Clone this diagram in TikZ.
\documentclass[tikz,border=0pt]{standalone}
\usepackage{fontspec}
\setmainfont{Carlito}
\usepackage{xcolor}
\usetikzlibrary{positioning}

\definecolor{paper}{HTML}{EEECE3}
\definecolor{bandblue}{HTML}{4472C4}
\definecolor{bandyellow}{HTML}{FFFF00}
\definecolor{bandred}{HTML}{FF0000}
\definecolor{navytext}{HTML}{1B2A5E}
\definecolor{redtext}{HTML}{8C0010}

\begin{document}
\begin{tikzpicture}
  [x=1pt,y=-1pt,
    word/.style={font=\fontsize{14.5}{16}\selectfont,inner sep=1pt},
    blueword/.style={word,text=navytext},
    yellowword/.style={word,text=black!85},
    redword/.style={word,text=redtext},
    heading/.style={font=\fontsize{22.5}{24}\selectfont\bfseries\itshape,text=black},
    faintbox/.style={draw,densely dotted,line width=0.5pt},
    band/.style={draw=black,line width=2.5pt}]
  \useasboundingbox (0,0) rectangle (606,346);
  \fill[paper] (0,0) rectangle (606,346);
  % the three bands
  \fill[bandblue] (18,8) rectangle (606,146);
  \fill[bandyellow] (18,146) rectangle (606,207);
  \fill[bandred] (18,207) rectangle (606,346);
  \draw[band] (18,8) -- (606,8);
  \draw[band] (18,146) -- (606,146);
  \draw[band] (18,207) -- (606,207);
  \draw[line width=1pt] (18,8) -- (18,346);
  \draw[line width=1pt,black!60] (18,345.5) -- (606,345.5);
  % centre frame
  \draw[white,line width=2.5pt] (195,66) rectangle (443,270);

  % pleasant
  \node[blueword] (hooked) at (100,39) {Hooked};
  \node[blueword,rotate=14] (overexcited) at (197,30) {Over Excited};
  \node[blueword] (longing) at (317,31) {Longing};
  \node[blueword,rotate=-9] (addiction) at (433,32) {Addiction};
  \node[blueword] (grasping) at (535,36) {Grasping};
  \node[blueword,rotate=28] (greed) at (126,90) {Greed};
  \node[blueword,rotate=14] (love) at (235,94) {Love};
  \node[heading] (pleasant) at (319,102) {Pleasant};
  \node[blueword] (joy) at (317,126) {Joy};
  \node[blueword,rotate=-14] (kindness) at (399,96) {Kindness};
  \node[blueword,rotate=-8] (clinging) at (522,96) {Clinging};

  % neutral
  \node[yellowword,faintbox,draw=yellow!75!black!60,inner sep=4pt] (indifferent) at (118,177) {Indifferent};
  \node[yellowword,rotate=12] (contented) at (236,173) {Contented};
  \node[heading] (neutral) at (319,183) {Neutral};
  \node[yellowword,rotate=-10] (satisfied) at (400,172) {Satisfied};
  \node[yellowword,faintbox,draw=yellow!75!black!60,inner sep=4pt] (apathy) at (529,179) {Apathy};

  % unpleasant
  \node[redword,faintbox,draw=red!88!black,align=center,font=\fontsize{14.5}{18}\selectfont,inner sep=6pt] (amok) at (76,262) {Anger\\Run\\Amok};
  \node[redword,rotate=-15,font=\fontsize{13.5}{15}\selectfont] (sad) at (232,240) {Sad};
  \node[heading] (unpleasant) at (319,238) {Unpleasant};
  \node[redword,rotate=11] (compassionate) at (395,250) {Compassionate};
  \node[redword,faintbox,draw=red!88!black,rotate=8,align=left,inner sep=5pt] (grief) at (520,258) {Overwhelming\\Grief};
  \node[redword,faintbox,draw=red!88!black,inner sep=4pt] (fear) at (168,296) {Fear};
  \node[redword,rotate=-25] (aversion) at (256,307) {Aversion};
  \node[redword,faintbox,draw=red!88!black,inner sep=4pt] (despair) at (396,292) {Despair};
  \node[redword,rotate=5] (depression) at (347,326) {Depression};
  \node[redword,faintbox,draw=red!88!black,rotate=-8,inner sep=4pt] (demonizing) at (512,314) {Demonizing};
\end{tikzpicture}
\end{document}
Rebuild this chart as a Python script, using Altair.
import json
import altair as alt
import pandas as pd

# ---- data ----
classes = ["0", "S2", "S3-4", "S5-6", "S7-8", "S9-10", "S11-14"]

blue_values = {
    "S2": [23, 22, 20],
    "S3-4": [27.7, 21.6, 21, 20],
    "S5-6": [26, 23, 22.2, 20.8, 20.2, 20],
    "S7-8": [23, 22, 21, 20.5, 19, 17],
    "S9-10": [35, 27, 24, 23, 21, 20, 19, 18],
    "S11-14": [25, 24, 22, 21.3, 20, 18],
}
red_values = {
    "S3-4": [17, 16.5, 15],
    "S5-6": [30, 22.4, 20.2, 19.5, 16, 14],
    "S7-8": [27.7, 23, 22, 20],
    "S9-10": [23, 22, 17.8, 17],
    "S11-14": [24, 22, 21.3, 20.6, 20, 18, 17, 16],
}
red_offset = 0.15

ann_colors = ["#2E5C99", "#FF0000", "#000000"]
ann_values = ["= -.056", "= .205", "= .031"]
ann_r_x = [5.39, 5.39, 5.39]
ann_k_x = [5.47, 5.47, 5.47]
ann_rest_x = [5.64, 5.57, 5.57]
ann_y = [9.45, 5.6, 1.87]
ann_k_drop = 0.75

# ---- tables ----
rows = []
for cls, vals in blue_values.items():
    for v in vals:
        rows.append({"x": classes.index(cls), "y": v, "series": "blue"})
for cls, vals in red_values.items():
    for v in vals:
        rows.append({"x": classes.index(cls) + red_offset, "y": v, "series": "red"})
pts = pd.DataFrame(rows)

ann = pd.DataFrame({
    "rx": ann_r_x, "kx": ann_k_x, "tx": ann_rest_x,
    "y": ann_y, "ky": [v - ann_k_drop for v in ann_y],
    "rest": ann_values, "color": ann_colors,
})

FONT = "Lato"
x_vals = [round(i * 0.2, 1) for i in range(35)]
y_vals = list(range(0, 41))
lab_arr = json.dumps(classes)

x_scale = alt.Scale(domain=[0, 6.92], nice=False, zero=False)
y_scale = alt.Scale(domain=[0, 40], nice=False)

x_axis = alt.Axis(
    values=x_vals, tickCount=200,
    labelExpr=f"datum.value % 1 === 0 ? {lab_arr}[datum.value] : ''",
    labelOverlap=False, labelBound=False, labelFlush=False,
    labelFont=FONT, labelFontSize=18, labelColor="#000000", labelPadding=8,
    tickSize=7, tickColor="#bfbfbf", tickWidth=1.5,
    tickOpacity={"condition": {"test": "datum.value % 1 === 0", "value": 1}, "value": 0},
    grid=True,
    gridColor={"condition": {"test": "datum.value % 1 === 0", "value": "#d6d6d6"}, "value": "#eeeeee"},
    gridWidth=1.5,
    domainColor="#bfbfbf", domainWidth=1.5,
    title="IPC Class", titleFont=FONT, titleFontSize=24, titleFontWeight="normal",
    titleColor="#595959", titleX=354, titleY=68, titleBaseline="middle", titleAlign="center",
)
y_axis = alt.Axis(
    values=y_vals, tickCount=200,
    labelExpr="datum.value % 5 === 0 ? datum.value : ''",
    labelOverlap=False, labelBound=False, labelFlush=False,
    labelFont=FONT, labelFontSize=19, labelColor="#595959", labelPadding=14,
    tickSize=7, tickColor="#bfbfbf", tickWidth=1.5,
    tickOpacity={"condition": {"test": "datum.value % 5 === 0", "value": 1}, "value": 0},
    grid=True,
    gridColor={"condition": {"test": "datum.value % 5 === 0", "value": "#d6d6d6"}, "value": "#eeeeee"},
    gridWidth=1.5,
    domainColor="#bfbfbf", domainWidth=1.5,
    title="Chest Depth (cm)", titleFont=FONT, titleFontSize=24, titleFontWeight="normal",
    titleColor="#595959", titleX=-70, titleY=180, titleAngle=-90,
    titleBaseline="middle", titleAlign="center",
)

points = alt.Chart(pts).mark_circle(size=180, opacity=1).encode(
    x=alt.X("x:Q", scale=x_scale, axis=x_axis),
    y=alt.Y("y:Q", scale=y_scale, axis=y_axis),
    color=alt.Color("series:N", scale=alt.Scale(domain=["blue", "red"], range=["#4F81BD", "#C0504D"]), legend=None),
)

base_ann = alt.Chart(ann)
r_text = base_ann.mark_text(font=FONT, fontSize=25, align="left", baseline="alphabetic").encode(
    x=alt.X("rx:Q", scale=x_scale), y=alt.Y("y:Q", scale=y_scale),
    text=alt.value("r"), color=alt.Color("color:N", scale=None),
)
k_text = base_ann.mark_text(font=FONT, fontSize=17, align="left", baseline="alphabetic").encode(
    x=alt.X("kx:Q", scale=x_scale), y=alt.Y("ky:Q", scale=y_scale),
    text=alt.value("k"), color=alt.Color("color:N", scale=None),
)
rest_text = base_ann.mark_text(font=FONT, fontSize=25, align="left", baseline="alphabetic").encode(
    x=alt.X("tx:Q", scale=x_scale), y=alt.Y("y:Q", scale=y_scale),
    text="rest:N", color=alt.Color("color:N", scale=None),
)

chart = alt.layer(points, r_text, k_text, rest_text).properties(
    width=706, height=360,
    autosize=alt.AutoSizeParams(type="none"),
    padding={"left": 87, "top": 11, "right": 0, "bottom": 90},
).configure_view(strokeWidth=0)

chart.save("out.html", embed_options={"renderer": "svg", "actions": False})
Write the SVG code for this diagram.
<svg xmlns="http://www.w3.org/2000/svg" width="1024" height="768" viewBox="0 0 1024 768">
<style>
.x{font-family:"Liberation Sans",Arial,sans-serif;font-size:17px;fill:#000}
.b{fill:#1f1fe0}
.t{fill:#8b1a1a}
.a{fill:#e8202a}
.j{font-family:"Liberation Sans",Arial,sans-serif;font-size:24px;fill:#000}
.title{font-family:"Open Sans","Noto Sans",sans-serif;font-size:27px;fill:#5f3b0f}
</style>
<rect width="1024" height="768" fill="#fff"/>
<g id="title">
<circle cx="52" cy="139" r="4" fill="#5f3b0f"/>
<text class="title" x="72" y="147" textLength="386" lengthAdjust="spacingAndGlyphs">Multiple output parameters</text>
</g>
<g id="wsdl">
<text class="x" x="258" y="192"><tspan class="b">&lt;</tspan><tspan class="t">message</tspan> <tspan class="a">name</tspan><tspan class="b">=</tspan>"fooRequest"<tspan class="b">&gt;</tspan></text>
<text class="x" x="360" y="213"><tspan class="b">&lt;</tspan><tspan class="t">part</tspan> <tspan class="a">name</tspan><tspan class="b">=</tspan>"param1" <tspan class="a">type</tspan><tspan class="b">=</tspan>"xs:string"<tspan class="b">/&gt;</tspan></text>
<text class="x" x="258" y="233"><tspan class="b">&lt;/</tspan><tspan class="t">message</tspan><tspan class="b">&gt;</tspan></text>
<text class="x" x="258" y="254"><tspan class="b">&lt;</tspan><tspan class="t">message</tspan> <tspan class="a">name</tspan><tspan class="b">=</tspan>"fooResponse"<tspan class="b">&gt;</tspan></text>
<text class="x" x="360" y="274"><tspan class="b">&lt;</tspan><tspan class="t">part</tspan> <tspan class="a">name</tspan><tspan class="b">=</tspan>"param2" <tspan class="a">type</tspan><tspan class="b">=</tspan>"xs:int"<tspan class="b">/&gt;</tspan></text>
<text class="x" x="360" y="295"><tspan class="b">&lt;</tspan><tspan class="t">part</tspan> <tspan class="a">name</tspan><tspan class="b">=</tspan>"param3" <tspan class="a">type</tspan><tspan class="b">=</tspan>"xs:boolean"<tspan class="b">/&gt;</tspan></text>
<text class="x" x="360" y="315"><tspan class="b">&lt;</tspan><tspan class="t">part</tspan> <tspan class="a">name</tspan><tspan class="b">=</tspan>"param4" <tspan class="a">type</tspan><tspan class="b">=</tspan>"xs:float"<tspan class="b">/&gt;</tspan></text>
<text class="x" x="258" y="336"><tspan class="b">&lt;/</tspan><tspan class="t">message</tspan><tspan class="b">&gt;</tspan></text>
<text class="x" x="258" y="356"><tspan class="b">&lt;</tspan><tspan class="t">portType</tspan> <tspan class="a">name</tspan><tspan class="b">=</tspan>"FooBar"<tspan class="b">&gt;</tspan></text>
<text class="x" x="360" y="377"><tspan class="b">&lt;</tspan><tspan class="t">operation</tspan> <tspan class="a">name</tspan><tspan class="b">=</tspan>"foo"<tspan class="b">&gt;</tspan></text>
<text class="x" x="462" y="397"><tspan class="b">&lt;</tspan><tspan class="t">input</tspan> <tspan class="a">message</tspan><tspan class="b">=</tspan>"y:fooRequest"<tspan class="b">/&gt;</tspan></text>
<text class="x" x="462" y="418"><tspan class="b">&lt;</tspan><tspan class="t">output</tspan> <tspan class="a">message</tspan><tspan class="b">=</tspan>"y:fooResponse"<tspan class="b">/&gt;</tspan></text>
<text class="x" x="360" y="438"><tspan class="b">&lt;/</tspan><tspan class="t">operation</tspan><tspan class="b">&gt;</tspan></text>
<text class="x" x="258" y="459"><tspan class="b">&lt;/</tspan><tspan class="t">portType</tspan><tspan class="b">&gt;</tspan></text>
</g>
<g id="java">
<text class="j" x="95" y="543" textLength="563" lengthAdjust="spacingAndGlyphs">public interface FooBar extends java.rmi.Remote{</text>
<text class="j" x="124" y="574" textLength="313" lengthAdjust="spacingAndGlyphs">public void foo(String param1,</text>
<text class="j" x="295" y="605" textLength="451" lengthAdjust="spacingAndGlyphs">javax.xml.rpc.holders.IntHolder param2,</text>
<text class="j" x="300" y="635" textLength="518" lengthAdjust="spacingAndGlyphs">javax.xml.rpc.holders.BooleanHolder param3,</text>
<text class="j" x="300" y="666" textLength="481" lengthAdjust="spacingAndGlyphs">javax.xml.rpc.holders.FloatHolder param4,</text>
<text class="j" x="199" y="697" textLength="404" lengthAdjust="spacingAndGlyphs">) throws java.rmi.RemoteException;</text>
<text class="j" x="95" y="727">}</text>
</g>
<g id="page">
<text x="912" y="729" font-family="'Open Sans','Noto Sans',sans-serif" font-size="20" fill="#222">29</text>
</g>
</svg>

■ ■ ■

▶ [Given request]
Copy every line from the records above that contains the word "diagram".

▶ [Task result]
Clone this diagram in TikZ.
Write the SVG code for this diagram.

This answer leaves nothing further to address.